Russia’s Strategy: Built on Illusion
Strong powers can underplay their hands and afford to make mistakes. Weak powers, on the other hand, need to exaggerate their power and be far more precise in its use. Power is like money; the less you have, the more you need to flaunt it and the fewer mistakes you can afford to make. But by trying to convince others that they have more power than they actually do, they run the risk of squandering a scarce resource. It’s nearly impossible to both flaunt power and preserve it at the same time.
This is the core strategic problem of Russia. On the one hand, it is still trying to find its way more than 25 years after the collapse of the Soviet Union, an event President Vladimir Putin has referred to as “the greatest political catastrophe” of the 20th century. In the lives of nations, a quarter of a century is not very long, and the reverberations of the catastrophe are still being felt. On the other hand, Russia lives in a complex and dangerous region, and appearing weak can be the biggest threat to its well-being. Therefore, like a wealthy person coming into hard times, Russia must simultaneously try to appear more powerful than it is and meticulously manage what power it has.
Russia’s Geographic Weakness
Since the fall of the Soviet Union, Russia has faced two fundamental problems. The first is geographic. The second, which we’ll return to later, is economic.

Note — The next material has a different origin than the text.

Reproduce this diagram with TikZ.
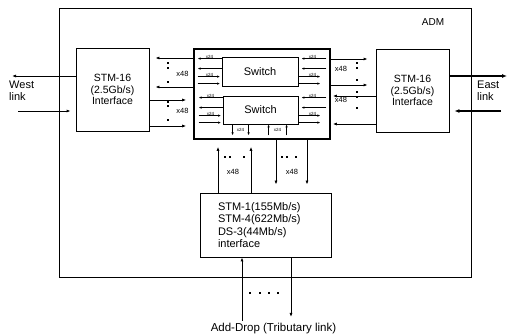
\documentclass[tikz,border=0pt]{standalone}
\usepackage{fontspec}
\setmainfont{Liberation Sans}
\usetikzlibrary{arrows.meta}

\tikzset{
	unitbox/.style={draw, line width=0.8pt, inner sep=0pt},
	bus/.style={line width=0.8pt, -{Latex[length=4pt,width=3pt]}},
	fatbus/.style={line width=1.8pt, -{Latex[length=5pt,width=4pt]}},
	tap/.style={line width=0.6pt, -{Latex[length=3pt,width=2.4pt]}},
	sqd/.style={fill, minimum size=2.8pt, inner sep=0pt},
	mult/.style={font=\fontsize{7.5}{8}\selectfont, inner sep=0.5pt},
	submult/.style={font=\fontsize{4.5}{5}\selectfont, inner sep=0.3pt},
}

\begin{document}
\begin{tikzpicture}[x=1pt, y=-1pt]
		\useasboundingbox (0,0) rectangle (511,336);

		%% ADM frame
		\node[unitbox, line width=0.7pt, minimum width=412pt, minimum height=269pt] (adm) at (265,142.5) {};
		\node[font=\fontsize{10}{11}\selectfont] (admlbl) at (433,22) {ADM};

		%% STM-16 line interfaces
		\node[unitbox, align=center, minimum width=73pt, minimum height=83pt,
			font=\fontsize{10.5}{11.5}\selectfont] (west) at (112.5,89.5) {STM-16\\(2.5Gb/s)\\Interface};
		\node[unitbox, align=center, minimum width=73pt, minimum height=83pt,
			font=\fontsize{10.5}{11.5}\selectfont] (east) at (412.5,90.5) {STM-16\\(2.5Gb/s)\\Interface};

		%% Switch fabric
		\node[unitbox, line width=1.6pt, minimum width=136pt, minimum height=90pt] (core) at (262,94) {};
		\node[unitbox, minimum width=76pt, minimum height=29pt, font=\fontsize{11}{12}\selectfont] (swA) at (260,71.5) {Switch};
		\node[unitbox, minimum width=75pt, minimum height=28pt, font=\fontsize{11}{12}\selectfont] (swB) at (260.5,110) {Switch};

		%% Tributary interface
		\node[unitbox, align=left, text width=95pt, inner xsep=18pt, minimum height=64pt,
			font=\fontsize{11}{12.5}\selectfont] (trib) at (265.5,225)
			{STM-1(155Mb/s)\\STM-4(622Mb/s)\\DS-3(44Mb/s)\\interface};

		% West link
		\coordinate (wout) at (12,76);
		\coordinate (win) at (18,111);
		\draw[bus] (west.west |- wout) -- (wout);
		\draw[bus, shorten >=5pt] (win) -- (west.west |- win);
		\node[font=\fontsize{11}{12}\selectfont, align=left, anchor=west, inner sep=0pt] (wlbl) at (9,91) {West\\link};

		% East link
		\coordinate (eout) at (507,76);
		\coordinate (ein) at (501,111);
		\draw[fatbus] (east.east |- eout) -- (eout);
		\draw[fatbus, shorten >=5pt] (ein) -- (east.east |- ein);
		\node[font=\fontsize{11}{12}\selectfont, align=left, anchor=west, inner sep=0pt] (elbl) at (477,91) {East\\link};

		% West <-> fabric (x48)
		\foreach \y in {58,87}
			\draw[bus, shorten >=6pt] (core.west |- 0,\y) -- (west.east |- 0,\y);
		\foreach \y in {100,126}
			\draw[bus, shorten >=7pt] (west.east |- 0,\y) -- (core.west |- 0,\y);
		\foreach \y in {63,68,82,102,106,120}
			\node[sqd] at (168,\y) {};
		\node[mult] (wm1) at (182.5,74) {x48};
		\node[mult] (wm2) at (182.5,111) {x48};

		% East <-> fabric (x48)
		\foreach \y in {59,85}
			\draw[bus, shorten >=8pt] (core.east |- 0,\y) -- (east.west |- 0,\y);
		\foreach \y in {96,124}
			\draw[bus, shorten >=2pt] (east.west |- 0,\y) -- (core.east |- 0,\y);
		\foreach \y in {63,68,80,92,97,108}
			\node[sqd] at (357,\y) {};
		\node[mult] (em1) at (341,69) {x48};
		\node[mult] (em2) at (341,100) {x48};

		% Fabric internal taps (x24)
		\foreach \sw in {swA,swB}{
			\draw[tap] ([yshift=-2pt]\sw.north west) -- ++(-24,0);
			\draw[tap] ([yshift=-12pt]\sw.north west) -- ++(-24,0);
			\draw[tap, shorten >=1.5pt] ([yshift=-20pt]\sw.north west) ++(-24,0) -- ++(24,0);
			\draw[tap, shorten >=1.5pt] ([yshift=-27pt]\sw.north west) ++(-24,0) -- ++(24,0);
			\node[submult, anchor=south] at ([xshift=-12pt,yshift=-2pt]\sw.north west) {x24};
			\node[submult, anchor=south] at ([xshift=-12pt,yshift=-20pt]\sw.north west) {x24};
			\draw[tap, shorten >=3pt] ([yshift=-2pt]\sw.north east) ++(28,0) -- ++(-28,0);
			\draw[tap, shorten >=3pt] ([yshift=-12pt]\sw.north east) ++(28,0) -- ++(-28,0);
			\draw[tap] ([yshift=-20pt]\sw.north east) -- ++(22,0);
			\draw[tap] ([yshift=-27pt]\sw.north east) -- ++(22,0);
			\node[submult, anchor=south] at ([xshift=14pt,yshift=-2pt]\sw.north east) {x24};
			\node[submult, anchor=south] at ([xshift=14pt,yshift=-20pt]\sw.north east) {x24};
		}
		\foreach \dx in {10,26}
			\draw[tap] ([xshift=\dx pt]swB.south west) -- ++(0,11);
		\foreach \dx in {46,64}
			\draw[tap] ([xshift=\dx pt]swB.south west) ++(0,11) -- ++(0,-11);
		\node[submult] at ([xshift=18pt,yshift=-6pt]swB.south west) {x24};
		\node[submult] at ([xshift=55pt,yshift=-6pt]swB.south west) {x24};

		% Fabric <-> tributary (x48)
		\foreach \x in {218,251}
			\draw[bus, shorten >=7pt] (trib.north -| \x,0) -- (core.south -| \x,0);
		\foreach \x in {276,307}
			\draw[bus, shorten >=8pt] (core.south -| \x,0) -- (trib.north -| \x,0);
		\foreach \x in {225,230,244,282,287,296}
			\node[sqd] at (\x,157) {};
		\node[mult] (tm1) at (233,172) {x48};
		\node[mult] (tm2) at (292,172) {x48};

		% Add-Drop (tributary link)
		\coordinate (tin) at (242,321);
		\coordinate (tout) at (291,317);
		\draw[bus] (tin) -- (trib.south -| tin);
		\draw[bus] (trib.south -| tout) -- (tout);
		\foreach \x in {250,260,269,278}
			\node[sqd] at (\x,293) {};
		\node[font=\fontsize{11.5}{12}\selectfont, inner sep=0pt] (tlbl) at (273.5,329) {Add-Drop (Tributary link)};
	\end{tikzpicture}
\end{document}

Russia’s main geographic problem is that it needs to maintain a buffer zone to its west to stem the risk of attack from the European Peninsula. Russia has been invaded three times, once by France and twice by Germany. In each case, it survived because of strategic depth. The Baltics, Belarus and Ukraine created the buffer zone that gave Russia room to retreat and exhaust the enemy. Although the weather also played a role, distance was the main challenge for attacking armies. Even in World War I, Germany was unable to sustain the gains it won. In the Napoleonic Wars and World War II, the enemy was ground down and defeated.
After World War II, Russia’s buffer zone expanded dramatically. A second tier of nations to the West – Poland, Czechoslovakia, Hungary and Romania – came under Soviet dominion. Soviet power pushed into central Germany. For the first time in its history, it had strategic depth such that an attack from the European Peninsula was unthinkable.
But maintaining the force that was needed to hold this deep buffer exceeded Soviet resources. The drop in oil prices, the inherent inefficiency in the economy, and the cost of defending what it had won in World War II had become unsustainable, and the Soviet Union collapsed. It first lost the deep buffer of Eastern Europe, and two years later, it lost the critical elements of its core buffer, the Baltics and Ukraine.
An argument can be made that given the situation on the European Peninsula, the threat to Russia has evaporated. But nothing in Russia’s history permits such complacency. In 1932, Germany was a weak and divided liberal democracy. Six years later, it was the most powerful military force in Europe. Russia understands the speed with which European (and American) intentions and capabilities can change. It must therefore continue to pursue strategic depth.